*** RECORDS PROVIDED

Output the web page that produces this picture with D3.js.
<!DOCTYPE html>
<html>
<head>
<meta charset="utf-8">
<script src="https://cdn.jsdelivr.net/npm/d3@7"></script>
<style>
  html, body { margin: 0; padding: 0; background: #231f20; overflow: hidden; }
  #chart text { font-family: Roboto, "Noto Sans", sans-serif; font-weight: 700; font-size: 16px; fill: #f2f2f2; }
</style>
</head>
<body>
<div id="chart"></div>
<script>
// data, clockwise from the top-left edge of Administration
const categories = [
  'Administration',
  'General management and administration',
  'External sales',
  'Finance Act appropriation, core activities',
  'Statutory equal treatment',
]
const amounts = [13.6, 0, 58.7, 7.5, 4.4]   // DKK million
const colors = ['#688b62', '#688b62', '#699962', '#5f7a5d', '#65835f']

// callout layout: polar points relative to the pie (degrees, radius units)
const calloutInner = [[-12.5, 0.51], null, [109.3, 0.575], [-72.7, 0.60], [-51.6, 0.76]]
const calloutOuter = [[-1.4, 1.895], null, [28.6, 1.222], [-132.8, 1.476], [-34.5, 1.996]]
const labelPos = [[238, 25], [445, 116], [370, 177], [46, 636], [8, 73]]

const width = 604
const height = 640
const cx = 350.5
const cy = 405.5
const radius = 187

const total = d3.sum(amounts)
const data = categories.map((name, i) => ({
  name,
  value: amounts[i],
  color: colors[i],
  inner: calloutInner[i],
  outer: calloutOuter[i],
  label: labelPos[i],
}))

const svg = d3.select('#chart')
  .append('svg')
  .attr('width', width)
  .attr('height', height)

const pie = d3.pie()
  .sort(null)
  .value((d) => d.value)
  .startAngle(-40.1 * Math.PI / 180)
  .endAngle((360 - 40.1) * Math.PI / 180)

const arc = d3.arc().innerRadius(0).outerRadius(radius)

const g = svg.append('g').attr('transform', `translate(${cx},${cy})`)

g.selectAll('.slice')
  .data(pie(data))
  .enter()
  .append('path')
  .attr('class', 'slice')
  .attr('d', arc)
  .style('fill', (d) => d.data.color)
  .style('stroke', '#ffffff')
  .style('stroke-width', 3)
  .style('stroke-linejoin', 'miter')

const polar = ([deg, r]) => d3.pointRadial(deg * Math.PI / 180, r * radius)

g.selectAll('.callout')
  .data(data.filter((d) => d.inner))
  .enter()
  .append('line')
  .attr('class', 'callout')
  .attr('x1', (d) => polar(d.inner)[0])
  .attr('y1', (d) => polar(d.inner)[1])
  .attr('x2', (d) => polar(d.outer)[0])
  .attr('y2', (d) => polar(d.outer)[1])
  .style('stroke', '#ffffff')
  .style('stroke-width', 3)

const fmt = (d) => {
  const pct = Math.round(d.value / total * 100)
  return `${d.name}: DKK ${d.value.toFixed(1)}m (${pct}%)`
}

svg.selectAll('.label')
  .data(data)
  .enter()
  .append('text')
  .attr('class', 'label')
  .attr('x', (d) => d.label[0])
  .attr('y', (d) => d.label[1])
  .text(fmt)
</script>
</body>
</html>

******
*** RECORDS PROVIDED

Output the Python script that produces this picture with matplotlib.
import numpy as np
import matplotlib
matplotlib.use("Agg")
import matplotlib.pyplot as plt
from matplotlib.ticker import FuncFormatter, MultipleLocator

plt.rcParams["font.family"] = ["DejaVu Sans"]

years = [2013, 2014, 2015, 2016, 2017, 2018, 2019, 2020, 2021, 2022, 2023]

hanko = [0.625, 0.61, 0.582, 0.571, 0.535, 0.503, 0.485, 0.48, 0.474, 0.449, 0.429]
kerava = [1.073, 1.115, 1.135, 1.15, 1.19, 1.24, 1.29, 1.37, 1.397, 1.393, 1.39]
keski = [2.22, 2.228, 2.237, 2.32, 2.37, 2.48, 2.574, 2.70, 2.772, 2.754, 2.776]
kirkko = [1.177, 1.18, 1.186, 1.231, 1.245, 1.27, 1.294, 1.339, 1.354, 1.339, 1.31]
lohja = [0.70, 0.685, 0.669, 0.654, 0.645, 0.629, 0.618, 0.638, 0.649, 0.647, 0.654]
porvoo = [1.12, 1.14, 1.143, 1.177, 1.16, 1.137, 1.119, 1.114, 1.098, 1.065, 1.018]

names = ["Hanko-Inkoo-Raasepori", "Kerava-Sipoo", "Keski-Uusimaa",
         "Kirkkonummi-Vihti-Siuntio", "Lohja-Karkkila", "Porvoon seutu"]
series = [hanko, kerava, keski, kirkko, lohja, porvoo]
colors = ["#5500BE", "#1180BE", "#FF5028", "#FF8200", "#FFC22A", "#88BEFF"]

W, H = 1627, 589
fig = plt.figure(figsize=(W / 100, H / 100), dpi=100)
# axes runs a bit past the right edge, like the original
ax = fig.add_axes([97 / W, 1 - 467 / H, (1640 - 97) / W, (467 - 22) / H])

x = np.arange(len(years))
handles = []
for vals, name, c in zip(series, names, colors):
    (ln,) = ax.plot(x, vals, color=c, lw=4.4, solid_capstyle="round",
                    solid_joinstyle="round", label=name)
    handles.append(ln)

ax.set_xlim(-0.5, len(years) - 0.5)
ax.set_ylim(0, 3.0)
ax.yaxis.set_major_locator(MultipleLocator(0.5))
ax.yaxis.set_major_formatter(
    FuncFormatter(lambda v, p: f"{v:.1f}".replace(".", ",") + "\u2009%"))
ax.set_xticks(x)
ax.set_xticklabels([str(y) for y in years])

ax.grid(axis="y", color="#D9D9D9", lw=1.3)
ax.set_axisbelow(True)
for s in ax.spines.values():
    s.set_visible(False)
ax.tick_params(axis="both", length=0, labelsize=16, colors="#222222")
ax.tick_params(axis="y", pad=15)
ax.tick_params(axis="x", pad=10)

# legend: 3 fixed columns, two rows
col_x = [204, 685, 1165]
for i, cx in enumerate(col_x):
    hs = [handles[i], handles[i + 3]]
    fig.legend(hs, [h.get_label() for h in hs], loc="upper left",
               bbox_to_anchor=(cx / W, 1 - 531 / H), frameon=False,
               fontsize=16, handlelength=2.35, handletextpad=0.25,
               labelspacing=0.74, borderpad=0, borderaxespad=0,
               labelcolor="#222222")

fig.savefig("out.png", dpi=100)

******

■ **WHAT TO PRODUCE**: Begin at the line that has "Output the web" in the entries above; stop after the line that has "const radius = 187". Transcribe exactly those lines and no others.

■ **OUTPUT FOR THIS TASK**:
Output the web page that produces this picture with D3.js.
<!DOCTYPE html>
<html>
<head>
<meta charset="utf-8">
<script src="https://cdn.jsdelivr.net/npm/d3@7"></script>
<style>
  html, body { margin: 0; padding: 0; background: #231f20; overflow: hidden; }
  #chart text { font-family: Roboto, "Noto Sans", sans-serif; font-weight: 700; font-size: 16px; fill: #f2f2f2; }
</style>
</head>
<body>
<div id="chart"></div>
<script>
// data, clockwise from the top-left edge of Administration
const categories = [
  'Administration',
  'General management and administration',
  'External sales',
  'Finance Act appropriation, core activities',
  'Statutory equal treatment',
]
const amounts = [13.6, 0, 58.7, 7.5, 4.4]   // DKK million
const colors = ['#688b62', '#688b62', '#699962', '#5f7a5d', '#65835f']

// callout layout: polar points relative to the pie (degrees, radius units)
const calloutInner = [[-12.5, 0.51], null, [109.3, 0.575], [-72.7, 0.60], [-51.6, 0.76]]
const calloutOuter = [[-1.4, 1.895], null, [28.6, 1.222], [-132.8, 1.476], [-34.5, 1.996]]
const labelPos = [[238, 25], [445, 116], [370, 177], [46, 636], [8, 73]]

const width = 604
const height = 640
const cx = 350.5
const cy = 405.5
const radius = 187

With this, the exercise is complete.